» **Supplied information**:

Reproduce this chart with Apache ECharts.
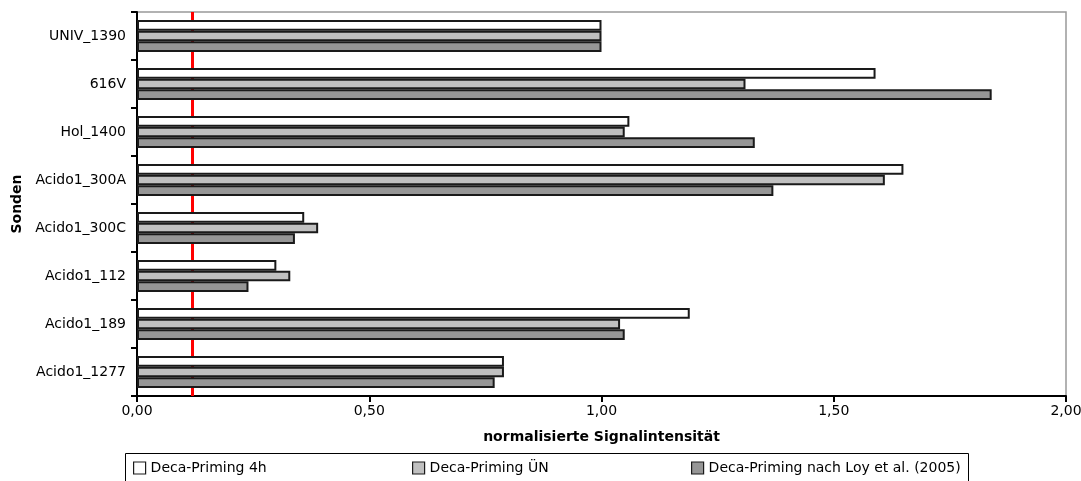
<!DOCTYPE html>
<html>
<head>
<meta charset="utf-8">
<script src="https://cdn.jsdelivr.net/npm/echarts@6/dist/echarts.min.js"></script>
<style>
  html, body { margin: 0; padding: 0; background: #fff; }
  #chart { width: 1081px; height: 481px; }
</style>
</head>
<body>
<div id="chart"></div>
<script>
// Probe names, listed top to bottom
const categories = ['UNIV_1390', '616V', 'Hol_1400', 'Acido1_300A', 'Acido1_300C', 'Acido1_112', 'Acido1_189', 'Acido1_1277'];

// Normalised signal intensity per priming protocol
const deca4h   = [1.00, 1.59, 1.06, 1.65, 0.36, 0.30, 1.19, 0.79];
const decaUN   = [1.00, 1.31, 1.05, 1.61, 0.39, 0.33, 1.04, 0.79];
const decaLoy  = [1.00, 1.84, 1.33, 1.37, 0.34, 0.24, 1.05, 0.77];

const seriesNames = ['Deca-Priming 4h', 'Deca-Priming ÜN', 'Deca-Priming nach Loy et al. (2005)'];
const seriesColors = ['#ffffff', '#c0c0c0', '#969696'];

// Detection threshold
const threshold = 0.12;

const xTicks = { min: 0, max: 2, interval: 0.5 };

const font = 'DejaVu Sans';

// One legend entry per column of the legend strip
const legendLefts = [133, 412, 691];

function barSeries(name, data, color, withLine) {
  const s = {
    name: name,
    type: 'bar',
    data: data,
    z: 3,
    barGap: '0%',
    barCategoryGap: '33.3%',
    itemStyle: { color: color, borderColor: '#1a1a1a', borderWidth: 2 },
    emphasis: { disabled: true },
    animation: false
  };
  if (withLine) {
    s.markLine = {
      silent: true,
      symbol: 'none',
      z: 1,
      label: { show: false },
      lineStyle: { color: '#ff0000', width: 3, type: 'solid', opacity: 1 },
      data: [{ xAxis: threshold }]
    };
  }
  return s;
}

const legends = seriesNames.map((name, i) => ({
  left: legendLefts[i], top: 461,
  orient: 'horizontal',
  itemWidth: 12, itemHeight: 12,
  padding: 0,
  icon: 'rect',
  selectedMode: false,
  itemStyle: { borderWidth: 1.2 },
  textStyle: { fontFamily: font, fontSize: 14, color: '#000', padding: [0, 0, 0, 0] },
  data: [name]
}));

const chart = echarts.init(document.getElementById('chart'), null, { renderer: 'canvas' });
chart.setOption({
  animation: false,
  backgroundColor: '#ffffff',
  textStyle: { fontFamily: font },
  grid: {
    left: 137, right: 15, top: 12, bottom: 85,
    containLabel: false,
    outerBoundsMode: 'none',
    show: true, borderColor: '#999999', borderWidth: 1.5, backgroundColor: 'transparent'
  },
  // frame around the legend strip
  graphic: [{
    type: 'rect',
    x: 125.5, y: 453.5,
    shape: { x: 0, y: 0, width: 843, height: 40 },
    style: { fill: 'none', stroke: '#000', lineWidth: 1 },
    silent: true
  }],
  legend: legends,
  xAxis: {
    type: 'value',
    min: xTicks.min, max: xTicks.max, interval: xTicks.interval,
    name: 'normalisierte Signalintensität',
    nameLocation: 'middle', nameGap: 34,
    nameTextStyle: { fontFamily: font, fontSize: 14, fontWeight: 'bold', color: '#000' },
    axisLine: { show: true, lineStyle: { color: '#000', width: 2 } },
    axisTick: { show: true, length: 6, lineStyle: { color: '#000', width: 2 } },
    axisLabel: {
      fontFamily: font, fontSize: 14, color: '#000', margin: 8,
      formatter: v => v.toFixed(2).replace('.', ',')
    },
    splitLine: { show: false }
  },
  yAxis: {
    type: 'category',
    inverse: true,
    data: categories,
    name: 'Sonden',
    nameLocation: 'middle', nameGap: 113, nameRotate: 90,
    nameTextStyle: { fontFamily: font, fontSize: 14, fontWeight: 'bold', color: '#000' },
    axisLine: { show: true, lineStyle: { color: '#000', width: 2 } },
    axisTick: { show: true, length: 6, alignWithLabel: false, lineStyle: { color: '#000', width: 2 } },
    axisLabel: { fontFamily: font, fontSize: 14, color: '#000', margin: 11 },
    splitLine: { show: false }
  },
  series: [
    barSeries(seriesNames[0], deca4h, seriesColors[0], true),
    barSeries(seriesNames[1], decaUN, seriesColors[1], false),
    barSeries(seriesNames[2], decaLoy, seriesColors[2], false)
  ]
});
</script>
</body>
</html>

» **Objective**: Give an exact reproduction of every line, leaving out any picture.

» **Written response**:
Reproduce this chart with Apache ECharts.
<!DOCTYPE html>
<html>
<head>
<meta charset="utf-8">
<script src="https://cdn.jsdelivr.net/npm/echarts@6/dist/echarts.min.js"></script>
<style>
  html, body { margin: 0; padding: 0; background: #fff; }
  #chart { width: 1081px; height: 481px; }
</style>
</head>
<body>
<div id="chart"></div>
<script>
// Probe names, listed top to bottom
const categories = ['UNIV_1390', '616V', 'Hol_1400', 'Acido1_300A', 'Acido1_300C', 'Acido1_112', 'Acido1_189', 'Acido1_1277'];

// Normalised signal intensity per priming protocol
const deca4h   = [1.00, 1.59, 1.06, 1.65, 0.36, 0.30, 1.19, 0.79];
const decaUN   = [1.00, 1.31, 1.05, 1.61, 0.39, 0.33, 1.04, 0.79];
const decaLoy  = [1.00, 1.84, 1.33, 1.37, 0.34, 0.24, 1.05, 0.77];

const seriesNames = ['Deca-Priming 4h', 'Deca-Priming ÜN', 'Deca-Priming nach Loy et al. (2005)'];
const seriesColors = ['#ffffff', '#c0c0c0', '#969696'];

// Detection threshold
const threshold = 0.12;

const xTicks = { min: 0, max: 2, interval: 0.5 };

const font = 'DejaVu Sans';

// One legend entry per column of the legend strip
const legendLefts = [133, 412, 691];

function barSeries(name, data, color, withLine) {
  const s = {
    name: name,
    type: 'bar',
    data: data,
    z: 3,
    barGap: '0%',
    barCategoryGap: '33.3%',
    itemStyle: { color: color, borderColor: '#1a1a1a', borderWidth: 2 },
    emphasis: { disabled: true },
    animation: false
  };
  if (withLine) {
    s.markLine = {
      silent: true,
      symbol: 'none',
      z: 1,
      label: { show: false },
      lineStyle: { color: '#ff0000', width: 3, type: 'solid', opacity: 1 },
      data: [{ xAxis: threshold }]
    };
  }
  return s;
}

const legends = seriesNames.map((name, i) => ({
  left: legendLefts[i], top: 461,
  orient: 'horizontal',
  itemWidth: 12, itemHeight: 12,
  padding: 0,
  icon: 'rect',
  selectedMode: false,
  itemStyle: { borderWidth: 1.2 },
  textStyle: { fontFamily: font, fontSize: 14, color: '#000', padding: [0, 0, 0, 0] },
  data: [name]
}));

const chart = echarts.init(document.getElementById('chart'), null, { renderer: 'canvas' });
chart.setOption({
  animation: false,
  backgroundColor: '#ffffff',
  textStyle: { fontFamily: font },
  grid: {
    left: 137, right: 15, top: 12, bottom: 85,
    containLabel: false,
    outerBoundsMode: 'none',
    show: true, borderColor: '#999999', borderWidth: 1.5, backgroundColor: 'transparent'
  },
  // frame around the legend strip
  graphic: [{
    type: 'rect',
    x: 125.5, y: 453.5,
    shape: { x: 0, y: 0, width: 843, height: 40 },
    style: { fill: 'none', stroke: '#000', lineWidth: 1 },
    silent: true
  }],
  legend: legends,
  xAxis: {
    type: 'value',
    min: xTicks.min, max: xTicks.max, interval: xTicks.interval,
    name: 'normalisierte Signalintensität',
    nameLocation: 'middle', nameGap: 34,
    nameTextStyle: { fontFamily: font, fontSize: 14, fontWeight: 'bold', color: '#000' },
    axisLine: { show: true, lineStyle: { color: '#000', width: 2 } },
    axisTick: { show: true, length: 6, lineStyle: { color: '#000', width: 2 } },
    axisLabel: {
      fontFamily: font, fontSize: 14, color: '#000', margin: 8,
      formatter: v => v.toFixed(2).replace('.', ',')
    },
    splitLine: { show: false }
  },
  yAxis: {
    type: 'category',
    inverse: true,
    data: categories,
    name: 'Sonden',
    nameLocation: 'middle', nameGap: 113, nameRotate: 90,
    nameTextStyle: { fontFamily: font, fontSize: 14, fontWeight: 'bold', color: '#000' },
    axisLine: { show: true, lineStyle: { color: '#000', width: 2 } },
    axisTick: { show: true, length: 6, alignWithLabel: false, lineStyle: { color: '#000', width: 2 } },
    axisLabel: { fontFamily: font, fontSize: 14, color: '#000', margin: 11 },
    splitLine: { show: false }
  },
  series: [
    barSeries(seriesNames[0], deca4h, seriesColors[0], true),
    barSeries(seriesNames[1], decaUN, seriesColors[1], false),
    barSeries(seriesNames[2], decaLoy, seriesColors[2], false)
  ]
});
</script>
</body>
</html>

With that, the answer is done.